The difference is quite apparent:

time for cuda glm (dot): 223 milliseconds
time for cuda helper math (dot): 307 milliseconds

Testing method

I used the following kernel to test (analogous for glm, numElements 2000000, innerLoopSize 100) and std::chrono::high_resolution_clock for measurements.

__global__ void cuDotKernel(const float4 *vectors, float4 *result, int numElements, int innerLoopSize) {
   int i = blockDim.x * blockIdx.x + threadIdx.x;
   if(i < numElements) {
       result[i] = vectors[i];
       if(i>1 && i < NUM_ELEMENTS - 1) {
           for(int j=0; j<innerLoopSize; j++) {
                result[i].y = dot(vectors[i+1], vectors[i]);
                result[i].x = dot(vectors[i-1], vectors[i]);
                result[i].z = dot(vectors[i+1], result[i]);
                result[i].w = dot(vectors[i-1], result[i]);
            }
        }
    }
}

The full testing code is on bitbucket (the repo is public), it's possible to download directly (without hg).

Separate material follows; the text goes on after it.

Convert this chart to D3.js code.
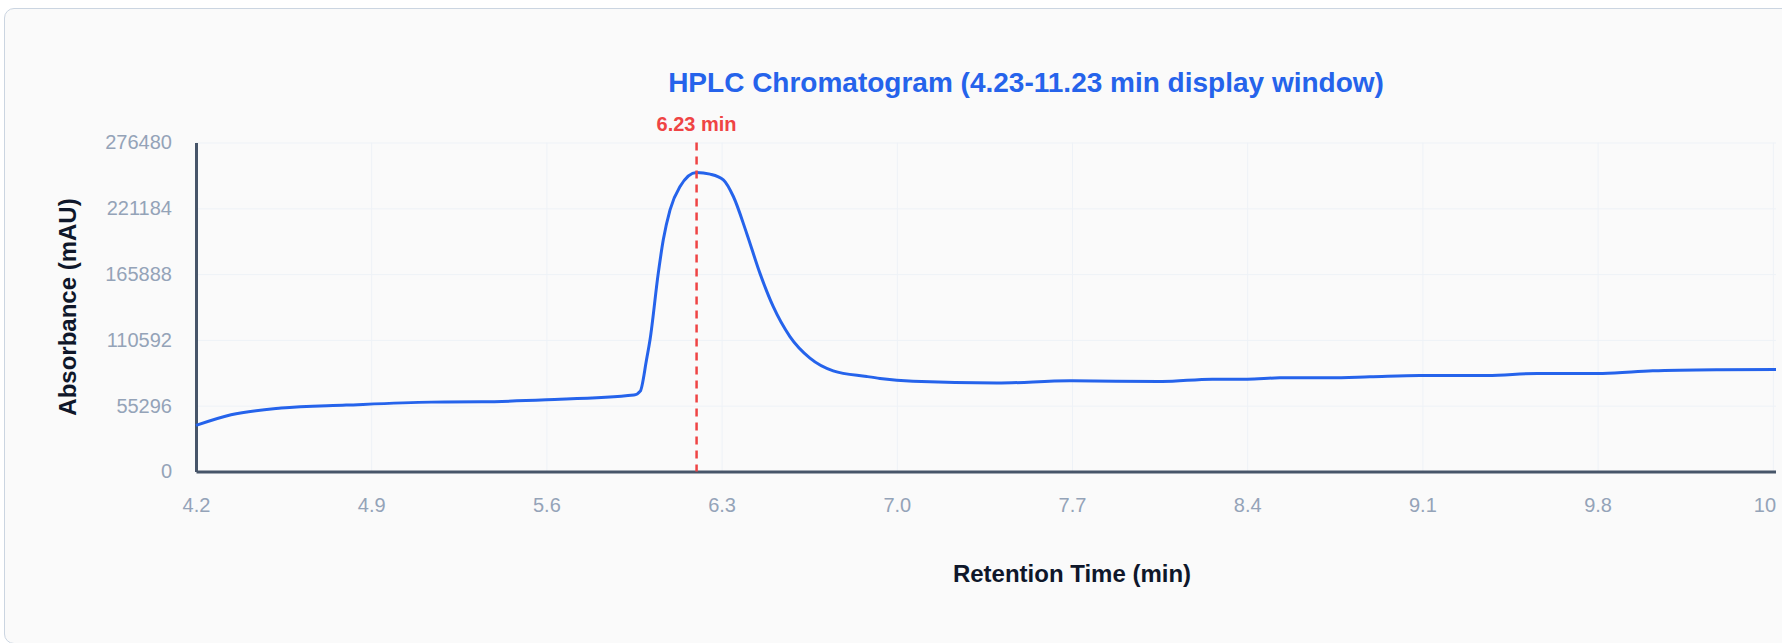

I tested on Linux, CUDA 6.5, GeForce GTX 550ti and with glm 0.9.5.4.

Question

Now the question is, why is glm's implementation faster? And how could I improve helper_maths's code to be as fast?

Solution

I changed the testing data in a way that the vectors don't "explode", meaning that they stay in a sensible range [0.0 - 1000.0]. Now the timings are very similar.

It seems like the CUDA compiler was able to optimise out some computations in the case of glm, but not in the case of helper_math.